* Set exercise
Skipping all pictures, set down the lines of the listing from the first through the one with "y1: y, x2: L".

* Information supplied
"""

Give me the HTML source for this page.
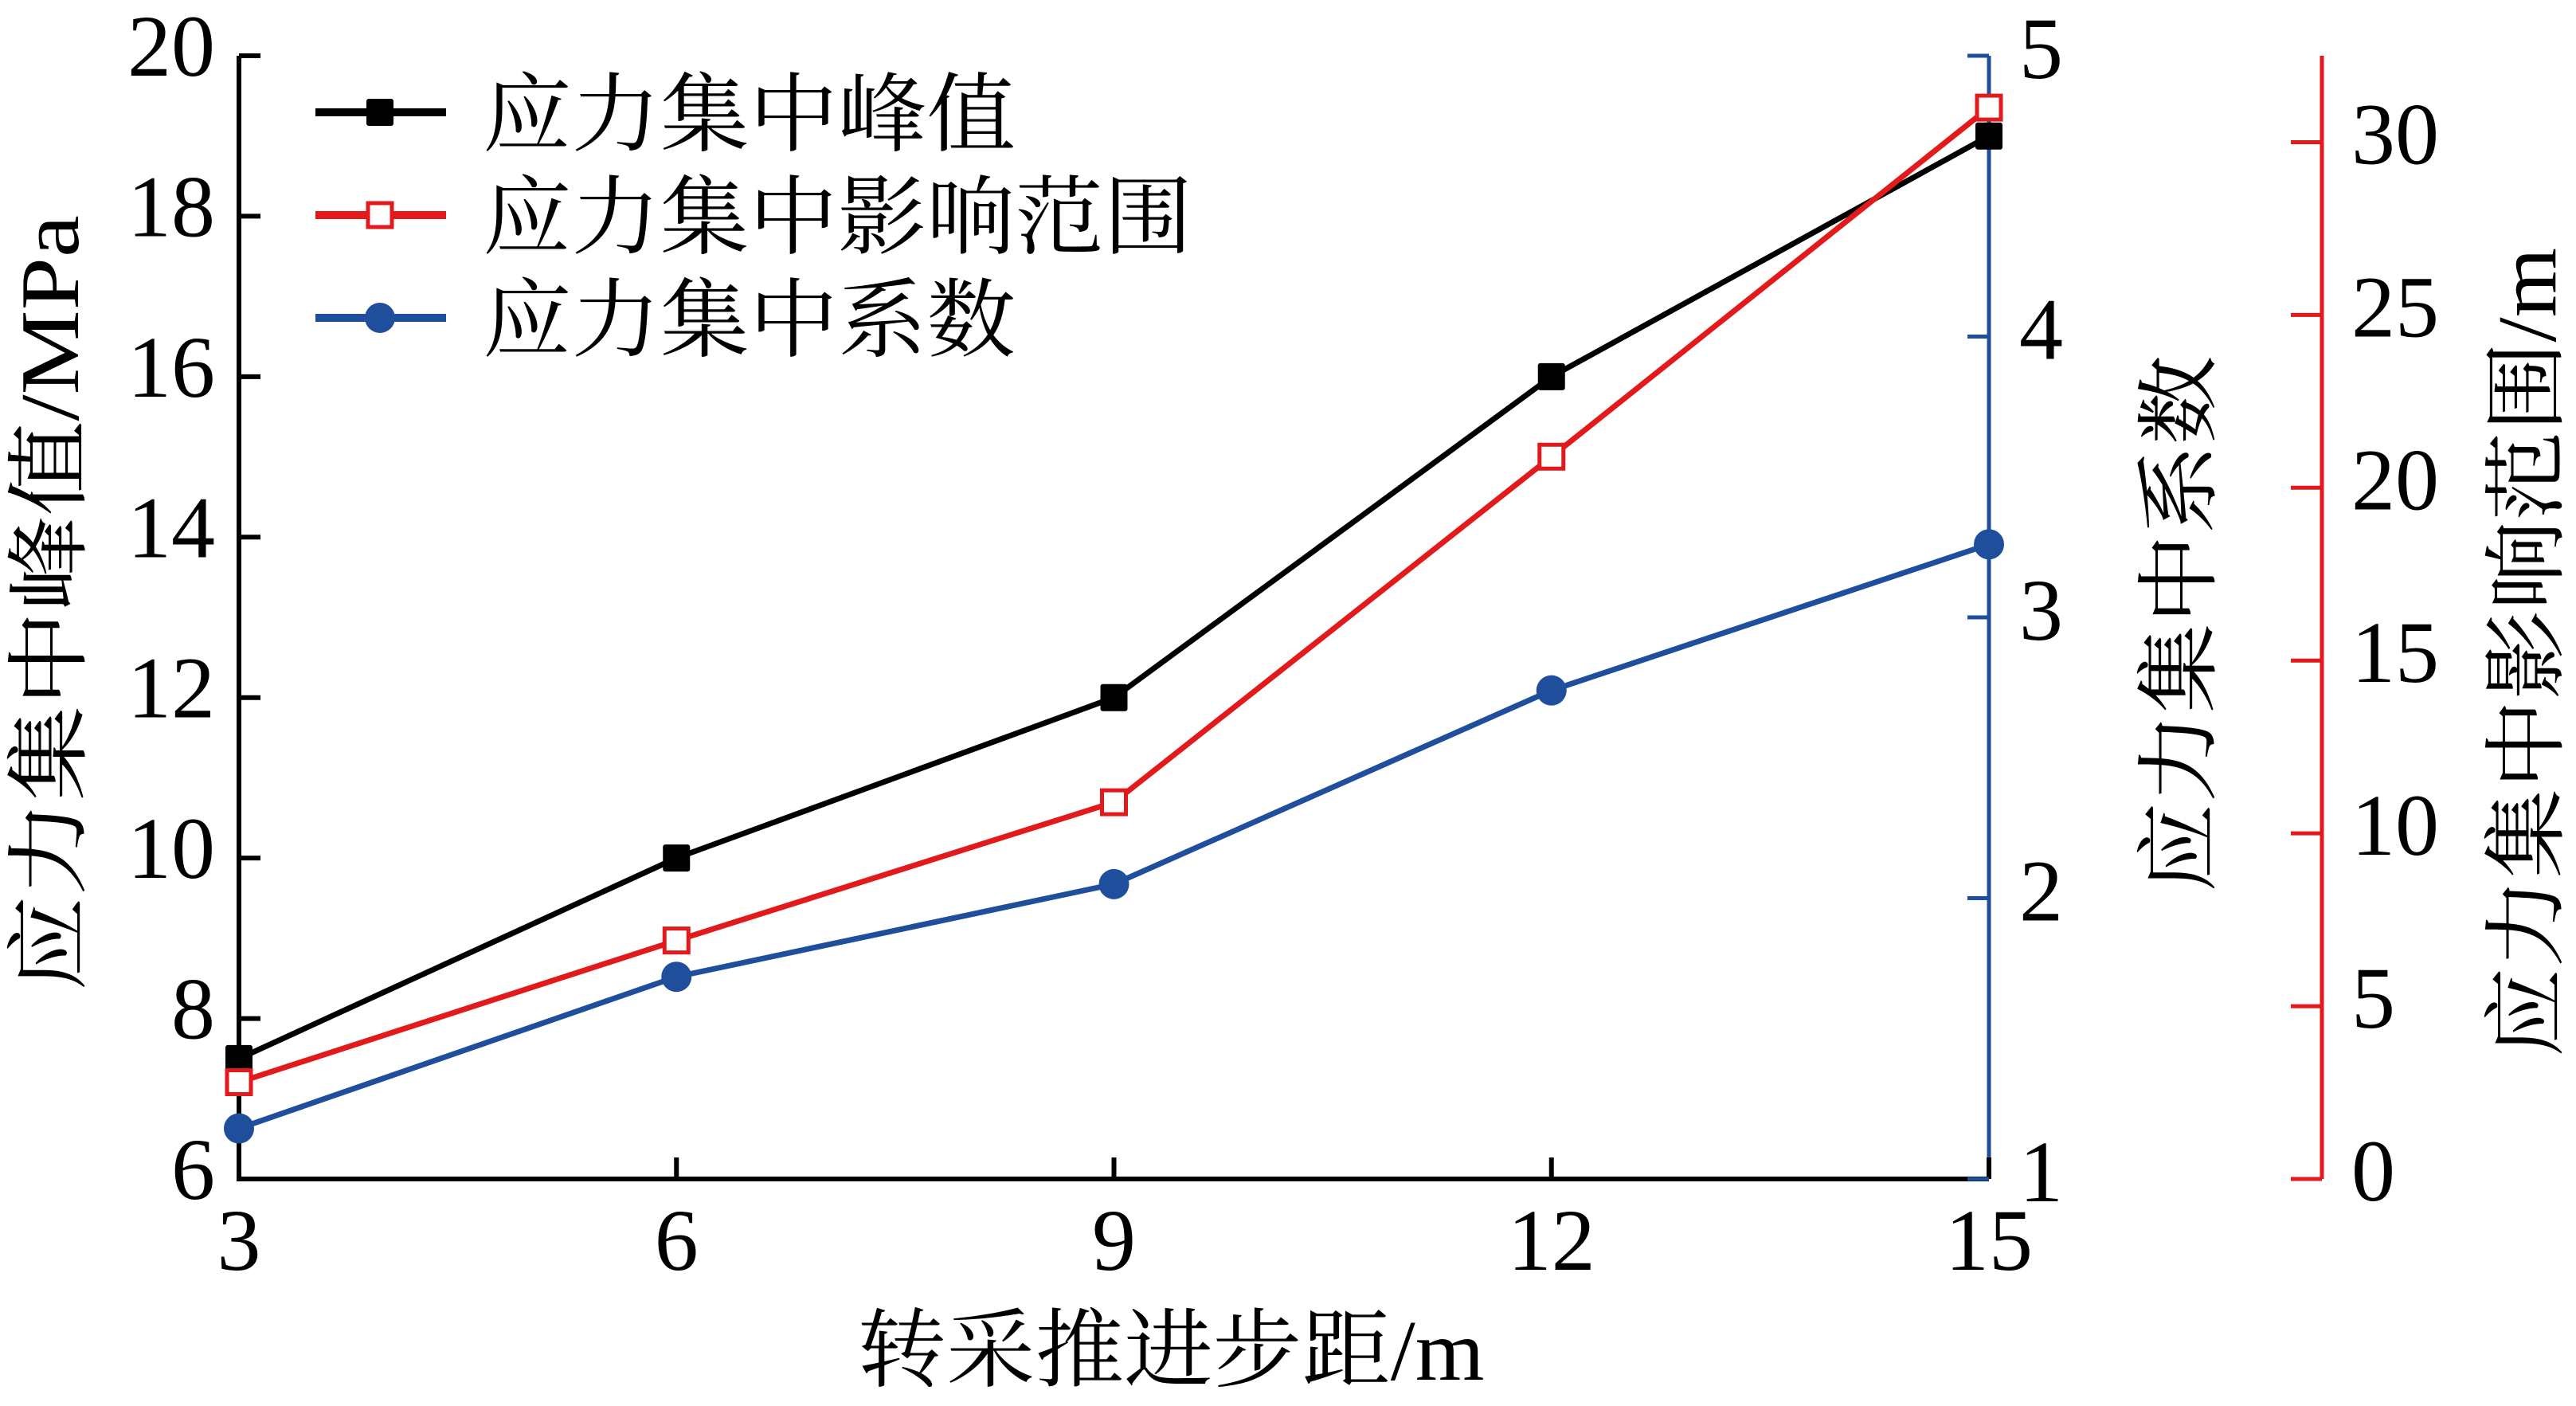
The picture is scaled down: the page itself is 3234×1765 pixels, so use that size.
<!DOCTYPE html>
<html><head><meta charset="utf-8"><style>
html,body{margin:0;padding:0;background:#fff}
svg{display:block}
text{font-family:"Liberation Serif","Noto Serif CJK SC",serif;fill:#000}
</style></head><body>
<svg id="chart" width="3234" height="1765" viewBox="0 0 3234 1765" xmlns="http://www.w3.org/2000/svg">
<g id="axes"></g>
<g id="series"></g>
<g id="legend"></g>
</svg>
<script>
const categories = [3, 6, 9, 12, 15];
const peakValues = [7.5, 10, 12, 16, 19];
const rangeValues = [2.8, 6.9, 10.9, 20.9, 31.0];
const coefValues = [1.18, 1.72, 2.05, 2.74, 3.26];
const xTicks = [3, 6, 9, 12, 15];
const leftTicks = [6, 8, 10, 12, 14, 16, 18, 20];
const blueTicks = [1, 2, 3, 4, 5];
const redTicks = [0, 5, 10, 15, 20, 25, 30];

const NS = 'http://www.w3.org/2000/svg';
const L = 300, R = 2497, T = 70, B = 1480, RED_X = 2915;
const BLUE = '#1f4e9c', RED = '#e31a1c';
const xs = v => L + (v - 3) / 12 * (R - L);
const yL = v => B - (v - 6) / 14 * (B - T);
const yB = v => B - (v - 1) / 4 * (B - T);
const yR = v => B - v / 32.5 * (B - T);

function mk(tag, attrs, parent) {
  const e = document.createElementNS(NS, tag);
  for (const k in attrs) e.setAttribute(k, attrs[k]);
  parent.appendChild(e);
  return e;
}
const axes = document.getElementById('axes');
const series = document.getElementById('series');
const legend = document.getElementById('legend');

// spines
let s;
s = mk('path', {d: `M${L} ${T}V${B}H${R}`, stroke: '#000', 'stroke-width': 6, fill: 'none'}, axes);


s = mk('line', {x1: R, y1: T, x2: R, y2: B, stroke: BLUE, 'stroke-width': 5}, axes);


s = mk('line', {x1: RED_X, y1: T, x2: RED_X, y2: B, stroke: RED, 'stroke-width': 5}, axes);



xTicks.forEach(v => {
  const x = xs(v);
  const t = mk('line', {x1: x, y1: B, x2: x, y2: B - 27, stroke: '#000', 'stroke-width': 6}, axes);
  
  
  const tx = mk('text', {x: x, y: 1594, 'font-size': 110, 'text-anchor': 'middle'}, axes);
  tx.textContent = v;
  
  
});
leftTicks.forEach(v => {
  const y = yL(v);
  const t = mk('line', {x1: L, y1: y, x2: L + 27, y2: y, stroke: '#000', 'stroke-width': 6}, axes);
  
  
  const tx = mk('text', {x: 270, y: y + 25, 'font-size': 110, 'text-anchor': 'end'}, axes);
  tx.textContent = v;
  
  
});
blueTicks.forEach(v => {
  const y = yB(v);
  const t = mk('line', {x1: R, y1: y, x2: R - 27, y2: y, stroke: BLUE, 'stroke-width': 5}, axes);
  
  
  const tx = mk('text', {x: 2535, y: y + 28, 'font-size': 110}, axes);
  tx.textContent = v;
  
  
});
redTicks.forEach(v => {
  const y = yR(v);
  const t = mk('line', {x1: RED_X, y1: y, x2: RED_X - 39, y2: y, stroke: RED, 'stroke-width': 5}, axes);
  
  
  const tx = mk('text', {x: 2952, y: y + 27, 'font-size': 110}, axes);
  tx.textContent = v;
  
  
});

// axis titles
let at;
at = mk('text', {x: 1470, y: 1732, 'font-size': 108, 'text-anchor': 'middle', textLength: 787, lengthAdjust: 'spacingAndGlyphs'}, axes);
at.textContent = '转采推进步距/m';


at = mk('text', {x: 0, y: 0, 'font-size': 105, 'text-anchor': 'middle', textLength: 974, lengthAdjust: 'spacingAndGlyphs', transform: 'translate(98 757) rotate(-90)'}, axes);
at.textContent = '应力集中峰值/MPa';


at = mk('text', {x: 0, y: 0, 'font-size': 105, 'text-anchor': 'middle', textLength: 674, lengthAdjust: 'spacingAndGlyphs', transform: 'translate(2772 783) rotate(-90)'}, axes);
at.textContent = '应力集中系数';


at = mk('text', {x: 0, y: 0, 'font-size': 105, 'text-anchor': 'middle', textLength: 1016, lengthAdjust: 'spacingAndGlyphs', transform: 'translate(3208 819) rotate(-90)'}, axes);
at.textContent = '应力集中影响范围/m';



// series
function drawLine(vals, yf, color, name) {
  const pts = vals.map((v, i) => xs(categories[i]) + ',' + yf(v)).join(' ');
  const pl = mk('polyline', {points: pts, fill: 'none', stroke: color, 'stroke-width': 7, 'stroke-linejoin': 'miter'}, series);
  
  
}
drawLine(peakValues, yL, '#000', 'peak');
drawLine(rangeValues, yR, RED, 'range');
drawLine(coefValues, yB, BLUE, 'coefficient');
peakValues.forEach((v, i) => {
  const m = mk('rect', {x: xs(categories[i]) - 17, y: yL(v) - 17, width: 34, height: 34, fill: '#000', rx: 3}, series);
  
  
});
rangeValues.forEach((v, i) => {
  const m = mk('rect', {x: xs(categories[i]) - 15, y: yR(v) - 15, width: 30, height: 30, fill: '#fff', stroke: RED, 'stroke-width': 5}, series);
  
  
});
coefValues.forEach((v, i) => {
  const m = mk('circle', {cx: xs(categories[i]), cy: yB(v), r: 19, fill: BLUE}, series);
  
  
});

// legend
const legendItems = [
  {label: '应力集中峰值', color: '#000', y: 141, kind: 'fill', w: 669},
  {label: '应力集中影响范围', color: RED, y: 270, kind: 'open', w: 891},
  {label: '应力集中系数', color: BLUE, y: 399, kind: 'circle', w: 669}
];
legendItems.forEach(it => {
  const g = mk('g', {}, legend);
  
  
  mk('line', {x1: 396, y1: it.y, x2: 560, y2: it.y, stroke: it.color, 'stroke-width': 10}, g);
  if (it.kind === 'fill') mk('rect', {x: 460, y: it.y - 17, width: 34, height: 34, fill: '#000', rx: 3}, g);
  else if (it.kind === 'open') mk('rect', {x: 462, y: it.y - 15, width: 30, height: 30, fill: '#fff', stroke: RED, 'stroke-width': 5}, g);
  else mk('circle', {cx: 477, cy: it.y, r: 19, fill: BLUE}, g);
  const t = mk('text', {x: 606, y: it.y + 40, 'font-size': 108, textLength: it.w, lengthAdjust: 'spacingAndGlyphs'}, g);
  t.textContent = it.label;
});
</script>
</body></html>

"""

* Solution to the exercise
Give me the HTML source for this page.
The picture is scaled down: the page itself is 3234×1765 pixels, so use that size.
<!DOCTYPE html>
<html><head><meta charset="utf-8"><style>
html,body{margin:0;padding:0;background:#fff}
svg{display:block}
text{font-family:"Liberation Serif","Noto Serif CJK SC",serif;fill:#000}
</style></head><body>
<svg id="chart" width="3234" height="1765" viewBox="0 0 3234 1765" xmlns="http://www.w3.org/2000/svg">
<g id="axes"></g>
<g id="series"></g>
<g id="legend"></g>
</svg>
<script>
const categories = [3, 6, 9, 12, 15];
const peakValues = [7.5, 10, 12, 16, 19];
const rangeValues = [2.8, 6.9, 10.9, 20.9, 31.0];
const coefValues = [1.18, 1.72, 2.05, 2.74, 3.26];
const xTicks = [3, 6, 9, 12, 15];
const leftTicks = [6, 8, 10, 12, 14, 16, 18, 20];
const blueTicks = [1, 2, 3, 4, 5];
const redTicks = [0, 5, 10, 15, 20, 25, 30];

const NS = 'http://www.w3.org/2000/svg';
const L = 300, R = 2497, T = 70, B = 1480, RED_X = 2915;
const BLUE = '#1f4e9c', RED = '#e31a1c';
const xs = v => L + (v - 3) / 12 * (R - L);
const yL = v => B - (v - 6) / 14 * (B - T);
const yB = v => B - (v - 1) / 4 * (B - T);
const yR = v => B - v / 32.5 * (B - T);

function mk(tag, attrs, parent) {
  const e = document.createElementNS(NS, tag);
  for (const k in attrs) e.setAttribute(k, attrs[k]);
  parent.appendChild(e);
  return e;
}
const axes = document.getElementById('axes');
const series = document.getElementById('series');
const legend = document.getElementById('legend');

// spines
let s;
s = mk('path', {d: `M${L} ${T}V${B}H${R}`, stroke: '#000', 'stroke-width': 6, fill: 'none'}, axes);


s = mk('line', {x1: R, y1: T, x2: R, y2: B, stroke: BLUE, 'stroke-width': 5}, axes);


s = mk('line', {x1: RED_X, y1: T, x2: RED_X, y2: B, stroke: RED, 'stroke-width': 5}, axes);



xTicks.forEach(v => {
  const x = xs(v);
  const t = mk('line', {x1: x, y1: B, x2: x, y2: B - 27, stroke: '#000', 'stroke-width': 6}, axes);
  
  
  const tx = mk('text', {x: x, y: 1594, 'font-size': 110, 'text-anchor': 'middle'}, axes);
  tx.textContent = v;
  
  
});
leftTicks.forEach(v => {
  const y = yL(v);
  const t = mk('line', {x1: L, y1: y, x2: L + 27, y2: y, stroke: '#000', 'stroke-width': 6}, axes);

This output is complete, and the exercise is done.